Néanmoins, on touche là à la première faiblesse du film : à ne construire que son rôle principal, Young Adult néglige l'ensemble de son casting secondaire. Les personnages sont grossiers, unidimensionnels et réductibles à un seul trait de personnalité : on a le père de famille honnête, la gentille femme modeste (opposée à l'ex flamboyante), l'ex-tête de turc devenu nerd névrosé... et c'est à peu près tout, tant les autres personnages secondaires sont encore plus insignifiants. La force de Juno résidait dans la capacité à recréer la complexité des conséquences d'une grossesse précoce sur une communauté complète. In the Air opposait à Clooney l'idéalisme d'Anna Kendrick et le cynisme de Vera Famiga. Young Adult n'offre pas du tout la même richesse, le personnage de Mavis phagocytant toute l'action. Seule la prestation de Patton Oswalt amène un brin d'empathie de la part du spectateur, même si on ne sait pas trop si cette empathie vient d'une subtilité de jeu d'acteur ou d'une surdose de pathos dans l'écriture de son personnage.

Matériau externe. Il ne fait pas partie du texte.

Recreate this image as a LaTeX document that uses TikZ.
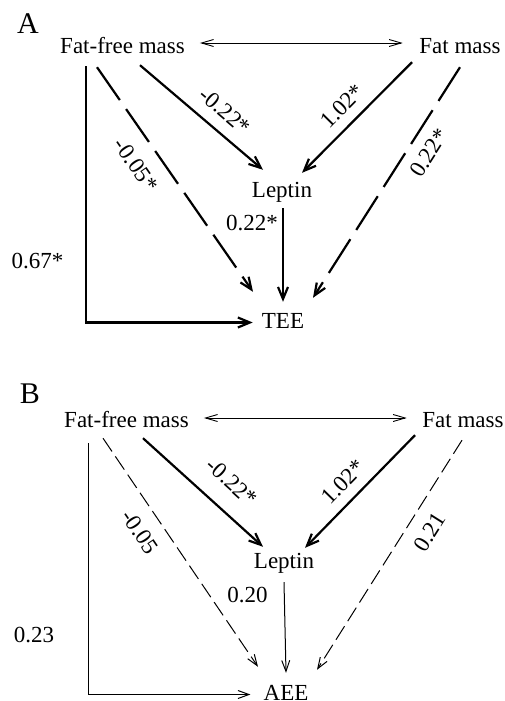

La faiblesse de la "characterization" conditionne le deuxième gros problème du film, à savoir un scénario un peu faible, linéaire et assez prévisible pendant sa première heure. Seule cette espèce de mini-twist final dans les ciqn dernières minutes venant sortir le film de ses rails tout en le rétablissant dans une forme de statu quo un peu désarmant apporte une touche de fraîcheur au scénario d'une Diablo Cody qu'on aura connue plus inspirée. Toujours aussi malicieuse dans sa restitution de toute une pop culture mi-coolos mi-kitchos (les 4 Non Blondes, quoi!), elle aurait gagné à dynamiser son récit qui tient plus de l'épisode de série télé que du scénario cinématographique complet.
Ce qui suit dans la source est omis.